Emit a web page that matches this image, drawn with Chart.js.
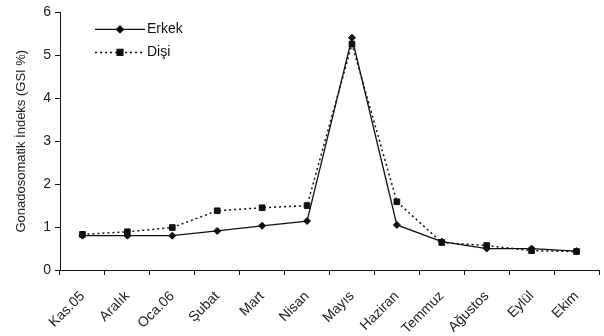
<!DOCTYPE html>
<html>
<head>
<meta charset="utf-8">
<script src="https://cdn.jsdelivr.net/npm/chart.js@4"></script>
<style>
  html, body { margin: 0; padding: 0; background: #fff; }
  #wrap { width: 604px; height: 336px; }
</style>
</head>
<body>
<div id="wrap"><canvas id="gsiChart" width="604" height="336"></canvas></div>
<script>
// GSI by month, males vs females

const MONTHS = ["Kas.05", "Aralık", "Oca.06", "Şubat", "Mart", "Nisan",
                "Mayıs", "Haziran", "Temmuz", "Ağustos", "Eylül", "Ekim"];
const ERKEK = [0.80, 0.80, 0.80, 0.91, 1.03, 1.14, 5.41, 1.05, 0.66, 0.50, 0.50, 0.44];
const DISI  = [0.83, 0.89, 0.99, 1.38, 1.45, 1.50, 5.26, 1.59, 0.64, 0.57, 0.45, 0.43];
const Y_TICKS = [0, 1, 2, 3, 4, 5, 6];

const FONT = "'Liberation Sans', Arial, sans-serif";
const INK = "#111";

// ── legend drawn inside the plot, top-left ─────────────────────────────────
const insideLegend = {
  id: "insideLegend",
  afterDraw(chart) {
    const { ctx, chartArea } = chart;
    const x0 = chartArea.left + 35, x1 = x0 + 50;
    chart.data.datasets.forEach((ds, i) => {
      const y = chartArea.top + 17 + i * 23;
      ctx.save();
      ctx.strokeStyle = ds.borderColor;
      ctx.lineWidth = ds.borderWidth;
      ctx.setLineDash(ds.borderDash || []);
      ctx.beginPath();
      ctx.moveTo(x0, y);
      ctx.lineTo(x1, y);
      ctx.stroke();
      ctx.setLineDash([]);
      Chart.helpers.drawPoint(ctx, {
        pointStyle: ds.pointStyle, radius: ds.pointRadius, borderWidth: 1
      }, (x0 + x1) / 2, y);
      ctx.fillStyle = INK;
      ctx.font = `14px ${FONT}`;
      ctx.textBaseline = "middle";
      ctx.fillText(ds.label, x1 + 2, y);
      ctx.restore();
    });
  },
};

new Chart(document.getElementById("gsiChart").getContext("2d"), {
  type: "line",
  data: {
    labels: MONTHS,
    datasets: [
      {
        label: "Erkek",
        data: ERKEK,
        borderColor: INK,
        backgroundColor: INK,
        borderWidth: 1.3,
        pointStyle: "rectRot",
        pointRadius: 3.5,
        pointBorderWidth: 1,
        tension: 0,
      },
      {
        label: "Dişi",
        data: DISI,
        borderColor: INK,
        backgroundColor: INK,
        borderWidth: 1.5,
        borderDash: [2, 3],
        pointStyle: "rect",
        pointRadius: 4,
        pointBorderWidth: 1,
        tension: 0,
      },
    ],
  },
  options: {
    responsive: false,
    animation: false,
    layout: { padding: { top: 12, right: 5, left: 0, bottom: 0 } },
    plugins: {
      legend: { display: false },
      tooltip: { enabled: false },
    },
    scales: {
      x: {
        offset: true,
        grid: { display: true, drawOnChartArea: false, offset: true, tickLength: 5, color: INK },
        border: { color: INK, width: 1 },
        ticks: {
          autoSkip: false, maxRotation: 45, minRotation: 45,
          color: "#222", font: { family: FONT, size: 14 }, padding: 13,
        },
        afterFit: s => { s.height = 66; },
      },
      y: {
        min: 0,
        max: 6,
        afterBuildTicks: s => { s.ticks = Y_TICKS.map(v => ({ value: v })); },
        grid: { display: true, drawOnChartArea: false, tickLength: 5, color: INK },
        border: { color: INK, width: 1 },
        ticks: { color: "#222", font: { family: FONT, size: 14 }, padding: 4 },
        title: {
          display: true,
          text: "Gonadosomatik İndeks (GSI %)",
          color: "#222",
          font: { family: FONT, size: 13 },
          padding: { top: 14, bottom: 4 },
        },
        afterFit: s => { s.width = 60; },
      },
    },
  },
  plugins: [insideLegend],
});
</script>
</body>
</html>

Directions for this task:
Omit pictures; set down the rest of the material word for word.

Solution to the problem:
Emit a web page that matches this image, drawn with Chart.js.
<!DOCTYPE html>
<html>
<head>
<meta charset="utf-8">
<script src="https://cdn.jsdelivr.net/npm/chart.js@4"></script>
<style>
  html, body { margin: 0; padding: 0; background: #fff; }
  #wrap { width: 604px; height: 336px; }
</style>
</head>
<body>
<div id="wrap"><canvas id="gsiChart" width="604" height="336"></canvas></div>
<script>
// GSI by month, males vs females

const MONTHS = ["Kas.05", "Aralık", "Oca.06", "Şubat", "Mart", "Nisan",
                "Mayıs", "Haziran", "Temmuz", "Ağustos", "Eylül", "Ekim"];
const ERKEK = [0.80, 0.80, 0.80, 0.91, 1.03, 1.14, 5.41, 1.05, 0.66, 0.50, 0.50, 0.44];
const DISI  = [0.83, 0.89, 0.99, 1.38, 1.45, 1.50, 5.26, 1.59, 0.64, 0.57, 0.45, 0.43];
const Y_TICKS = [0, 1, 2, 3, 4, 5, 6];

const FONT = "'Liberation Sans', Arial, sans-serif";
const INK = "#111";

// ── legend drawn inside the plot, top-left ─────────────────────────────────
const insideLegend = {
  id: "insideLegend",
  afterDraw(chart) {
    const { ctx, chartArea } = chart;
    const x0 = chartArea.left + 35, x1 = x0 + 50;
    chart.data.datasets.forEach((ds, i) => {
      const y = chartArea.top + 17 + i * 23;
      ctx.save();
      ctx.strokeStyle = ds.borderColor;
      ctx.lineWidth = ds.borderWidth;
      ctx.setLineDash(ds.borderDash || []);
      ctx.beginPath();
      ctx.moveTo(x0, y);
      ctx.lineTo(x1, y);
      ctx.stroke();
      ctx.setLineDash([]);
      Chart.helpers.drawPoint(ctx, {
        pointStyle: ds.pointStyle, radius: ds.pointRadius, borderWidth: 1
      }, (x0 + x1) / 2, y);
      ctx.fillStyle = INK;
      ctx.font = `14px ${FONT}`;
      ctx.textBaseline = "middle";
      ctx.fillText(ds.label, x1 + 2, y);
      ctx.restore();
    });
  },
};

new Chart(document.getElementById("gsiChart").getContext("2d"), {
  type: "line",
  data: {
    labels: MONTHS,
    datasets: [
      {
        label: "Erkek",
        data: ERKEK,
        borderColor: INK,
        backgroundColor: INK,
        borderWidth: 1.3,
        pointStyle: "rectRot",
        pointRadius: 3.5,
        pointBorderWidth: 1,
        tension: 0,
      },
      {
        label: "Dişi",
        data: DISI,
        borderColor: INK,
        backgroundColor: INK,
        borderWidth: 1.5,
        borderDash: [2, 3],
        pointStyle: "rect",
        pointRadius: 4,
        pointBorderWidth: 1,
        tension: 0,
      },
    ],
  },
  options: {
    responsive: false,
    animation: false,
    layout: { padding: { top: 12, right: 5, left: 0, bottom: 0 } },
    plugins: {
      legend: { display: false },
      tooltip: { enabled: false },
    },
    scales: {
      x: {
        offset: true,
        grid: { display: true, drawOnChartArea: false, offset: true, tickLength: 5, color: INK },
        border: { color: INK, width: 1 },
        ticks: {
          autoSkip: false, maxRotation: 45, minRotation: 45,
          color: "#222", font: { family: FONT, size: 14 }, padding: 13,
        },
        afterFit: s => { s.height = 66; },
      },
      y: {
        min: 0,
        max: 6,
        afterBuildTicks: s => { s.ticks = Y_TICKS.map(v => ({ value: v })); },
        grid: { display: true, drawOnChartArea: false, tickLength: 5, color: INK },
        border: { color: INK, width: 1 },
        ticks: { color: "#222", font: { family: FONT, size: 14 }, padding: 4 },
        title: {
          display: true,
          text: "Gonadosomatik İndeks (GSI %)",
          color: "#222",
          font: { family: FONT, size: 13 },
          padding: { top: 14, bottom: 4 },
        },
        afterFit: s => { s.width = 60; },
      },
    },
  },
  plugins: [insideLegend],
});
</script>
</body>
</html>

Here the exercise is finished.